Shapiro redux: bacterial phage defences (Introduction)

by David Turell , Thursday, January 11, 2024, 18:17 (106 days ago) @ David Turell

They use a specific molecular module against the phage:

https://phys.org/news/2024-01-reveals-unexpected-strategy-competition-bacteria.html

"Understanding how Gabija and other elements of bacterial defense systems look and work—along with the mechanisms that viruses known as phages use to overcome these defenses and infect bacteria—promises to illuminate broader aspects of immunity, including human immunity and immune responses to cancer.

"Already, the team has revealed an unexpected strategy that phages might use to neutralize Gabija in the evolutionary arms race between bacteria and phages.

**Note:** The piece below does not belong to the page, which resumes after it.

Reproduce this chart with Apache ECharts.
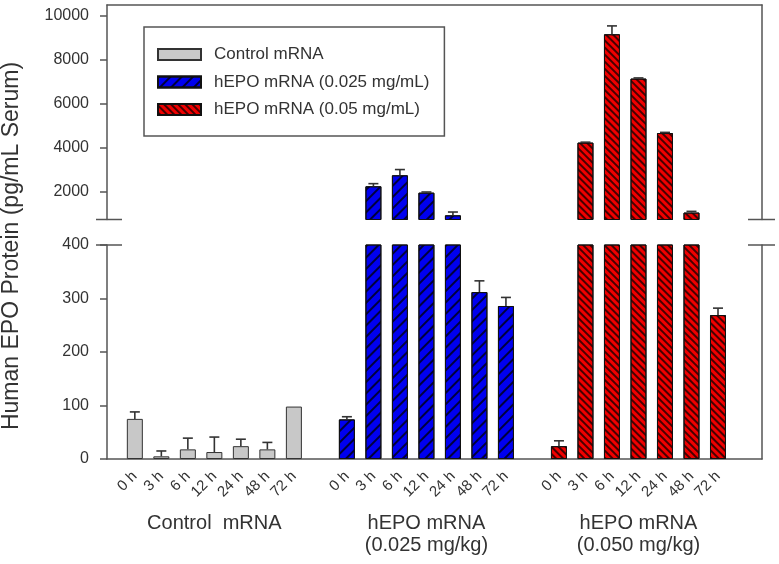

"'This is the importance of basic science," said Kranzusch, senior author of the paper. "We're learning how cells defend against infection."

"Gabija is one of hundreds of defense systems found in bacteria. It is present in about 15% of all bacteria whose genes have been sequenced.

"'It's one of the most prevalent bacterial defense systems," said Antine, who is first author of the study. "Yet very little was known about how it works or how viruses that infect bacteria can evade the system."

***

"Gabija, she learned, is a very large complex. It is about one-quarter the size of the ribosome, which is a huge molecular machine that performs the incredible task of using information from RNA to make proteins.

"Antine also learned that Gabija is formed using the instructions from just two genes, GajA and GajB. GajA forms proteins that connect in groups of four to form the center of the structure. GajB forms proteins that connect to form the outer winglike portions of the structure.

***

"It isn't yet clear how this large complex recognizes and defeats the phage. But Antine and Kranzusch suspect that the complex recognizes a specific structure formed by phage DNA and then degrades it.

"'Gabija has exquisitely evolved to hunt and destroy a very particular target," said Kranzusch.

***

"...she found that the phage evolved DNA that encodes a very large protein that surrounds Gabija and inactivates it.

""The protein forms this huge web around the entire outside of the complex," said Kranzusch. "This evasion technique creates a massive complex. It was a surprising result that changes the way we think about how phages interact with these defense systems."

"Phages are often thought of as small and simple, but Kranzusch has found that that's not always true. The phages he and Antine are studying are large, with DNA that holds hundreds of genes.

"Phages are also considered entities rather than living organisms because they require a host cell to replicate. Yet they actively evolve and change under pressure from defense systems like Gabija.

"'They are complex and can evolve and adapt with their host. They shape evolution," said Kranzusch.

"For next steps, Antine will dive into the precise mechanisms Gabija uses to defeat phages. These mechanisms are the result each side finding new ways to defeat the other. The same kind of one-upmanship goes on in cancer, as tumor cells find increasingly clever ways to evade the immune system and cancer treatments.

"'There are parallels between immunity in human cells and in bacteria," says Antine. "We're interested in the diversity, the many ways that immune systems combat something that is actively evolving against it."

Comment: it seems cancer cells, phages and bacteria all can edit DNA. And humans are now editing DNA. The appearance of multicellularity has removed that ability in those organisms' cells.